La noticia la cuelgan Twitter, Facebook y los diarios de internet. Es la era de las redes sociales y Brittany ha muerto. Tenía 32 años hasta ayer. Tendrá 32 años para siempre a partir de hoy. Ella las previó en su debut ceniciento en 'Fuera de onda'. El zapatófono que llevaba esa suerte de Emma posmoderna que era Alicia Silverstone (ahora el casting iría al revés) en su primera película avanzaba chisme, comedia y adolescencia. Britanny, en realidad se desvirgó artísticamente en términos absolutos en 'Murphy Brown', precisamente Murphy como su apellido Murphy. Brittany Murphy. Te mando un beso rápido que te alcance antes de intentar sobornar a San Pedro con una cafetera.
"No me lo puedo creer...", "Estoy en shock", "Con lo joven que era...", "¿Serían las drogas?", comentan hoy los mismos fans temporeros que consultan los paneles de prensa para saber cuántas t's duplica su nombre, porque hasta ayer casi nadie sabía nada de ella aparte de que era una chica mona: "¿Dónde dices que salía?". Y eso es porque tuvo una carrera atípica. Porque era una estrella anónima, dueña de un chasis suficientemente bello para que la colaran de cabeza de cartel en las américas en pelis que aquí nos llegaban para pastar en nuestros videoclubes y de una sonrisa tan hipnótica como para copar muchas páginas del Just Jared.
Pero lo bonito era su voz de cazalla que la convertía en la alternativa macarra de Kate Hudson o la Johansson. También la sonrisa líquida y los ojos gatunos de la que es mala pero se hace la buena. Todo ello le daba la versatilidad para ser una intrusa golden card en el sistema al lado de Ashton Kutcher ('Recién casados') o de Eminem ('8 millas') cuando ella en realidad era una chica indie de vaqueros rotos a la altura del tacón de tanto pisarlos.
Es lo que leyó en su alma vieja el cada vez menos silvestre Edward Burns, que últimamente se la estaba llevando de la manito a reinar con Rosario Dawson su troupe de neoyorquinos hiperverborreicos. Experimentos radicalmente indies como 'Spun' o 'The dead girl' ponían la mancha de rimmel en sus ojos nacidos para llorar. Incomprendidamente preciosa como pocas, esta aristada chica del suburbio parecía gestionar su carrera en los términos de una biblia multicapitular que explicara con minucioso detalle el mito de Pigmalión.

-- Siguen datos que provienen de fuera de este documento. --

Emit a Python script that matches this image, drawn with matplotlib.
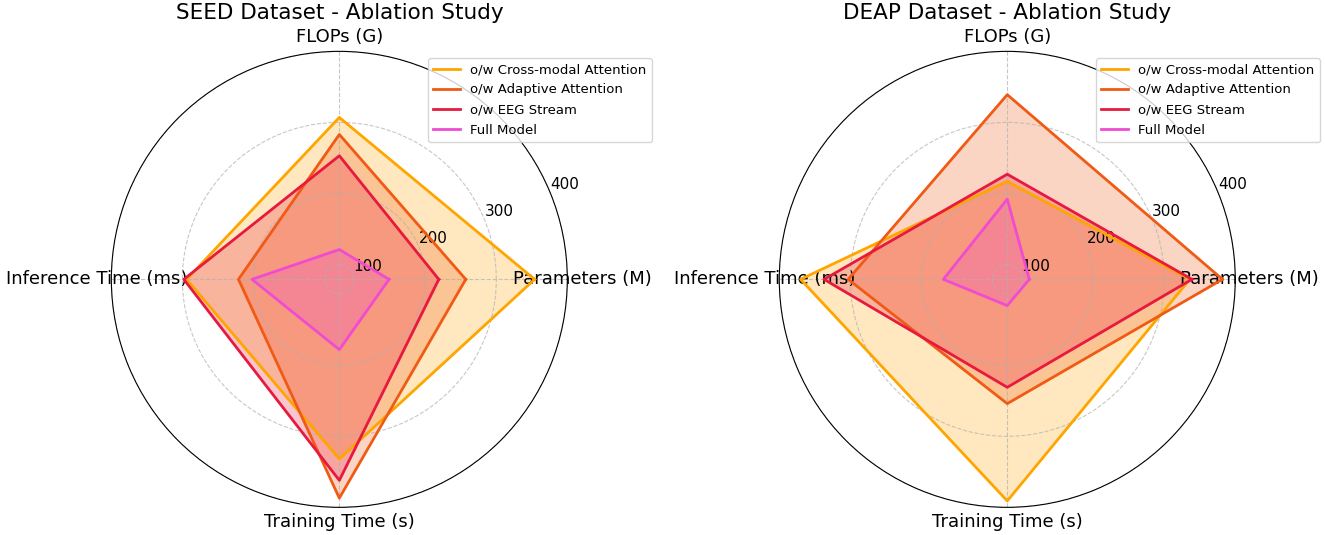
"""
Ablation study radar charts (SEED / DEAP): compute cost per model variant.
"""
import numpy as np
import matplotlib
matplotlib.use("Agg")
import matplotlib.pyplot as plt

categories = ["Parameters (M)", "FLOPs (G)", "Inference Time (ms)", "Training Time (s)"]
variants = ["o/w Cross-modal Attention", "o/w Adaptive Attention", "o/w EEG Stream", "Full Model"]
colors = ["#FFA500", "#F05A14", "#E8193F", "#F04CD2"]

# values in category order: Params, FLOPs, Inference, Training
seed_cross = [354, 307, 294, 332]
seed_adaptive = [257, 283, 221, 387]
seed_eeg = [219, 253, 298, 362]
seed_full = [149, 121, 202, 178]

deap_cross = [336, 217, 370, 391]
deap_adaptive = [382, 339, 303, 254]
deap_eeg = [339, 227, 337, 231]
deap_full = [110, 192, 169, 116]

r_ticks = [100, 200, 300, 400]


def radar(ax, series, title):
    angles = np.linspace(0, 2 * np.pi, len(categories), endpoint=False).tolist()
    angles += angles[:1]
    for vals, name, c in zip(series, variants, colors):
        v = list(vals) + vals[:1]
        ax.plot(angles, v, color=c, lw=2, label=name)
        ax.fill(angles, v, color=c, alpha=0.25)
    ax.set_xticks(angles[:-1])
    ax.set_xticklabels(categories, fontsize=13)
    ax.tick_params(axis="x", pad=0)
    ax.set_yticks(r_ticks)
    ax.set_yticklabels([str(t) for t in r_ticks], fontsize=11)
    ax.set_ylim(79, 400)
    ax.grid(True, linestyle="--", color="#b0b0b0", alpha=0.7, lw=0.8)
    ax.set_title(title, fontsize=15.5)
    ax.legend(loc="upper right", bbox_to_anchor=(1.2, 1.0), fontsize=9.5,
              labelspacing=0.55)


fig = plt.figure(figsize=(13.25, 5.35), dpi=100)
ax1 = fig.add_axes([0.0840, 0.0517, 0.3442, 0.8523], projection="polar")
ax2 = fig.add_axes([0.5881, 0.0517, 0.3442, 0.8523], projection="polar")

radar(ax1, [seed_cross, seed_adaptive, seed_eeg, seed_full], "SEED Dataset - Ablation Study")
radar(ax2, [deap_cross, deap_adaptive, deap_eeg, deap_full], "DEAP Dataset - Ablation Study")

fig.savefig("out.png", dpi=100)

Llevo recomendando desde hace varios meses a todos los que me importan una peli ñoña de 2007 llamada 'The Ramen Girl', no estrenada en nuestro país hasta la fecha, y quizá ahora apresuradamente necesaria. En ella, Brit en Tokio es abandonada por un novio imbécil que prefiere los ojos rasgados de un tiempo a esta parte. Y la rubia eterna, rubia de todos ahora, entona entonces una melodía de llanto que la lleva hasta un restaurante de ramen en la que los fideos absorben su pena. A partir de ahí, ella sólo puede pensar en aprender a cocinarlos como los oriundos milenarios. Y se empapa de Tokio, de Japón y de vida. Conocerá a un paisano, claro, y se enamorará, desde luego, pero ésa es otra historia.
La verdadera metáfora de este corolario es que desde su ñoñez, y amparada sólo en la potencia de unos gestos pequeños y un encanto con nombre y apellido que ayer adquirieron categoría de mito en una ducha maldita, pone de vuelta y media lo que Scarlett hizo a manos de Coppola y convierte en dignísimo un proyecto exótico y hasta ahora inestrenable en medio mundo, el de la chica ramen, la que no se contentó con taconear los mármoles de Rodeo Drive y pateó el mundo de arriba a abajo dejando tras de sí una selecta aunque incondicional estela de dorada admiración.
Brittany en 'The ramen girl' (2007), una pequeñísima maravilla a su servicio.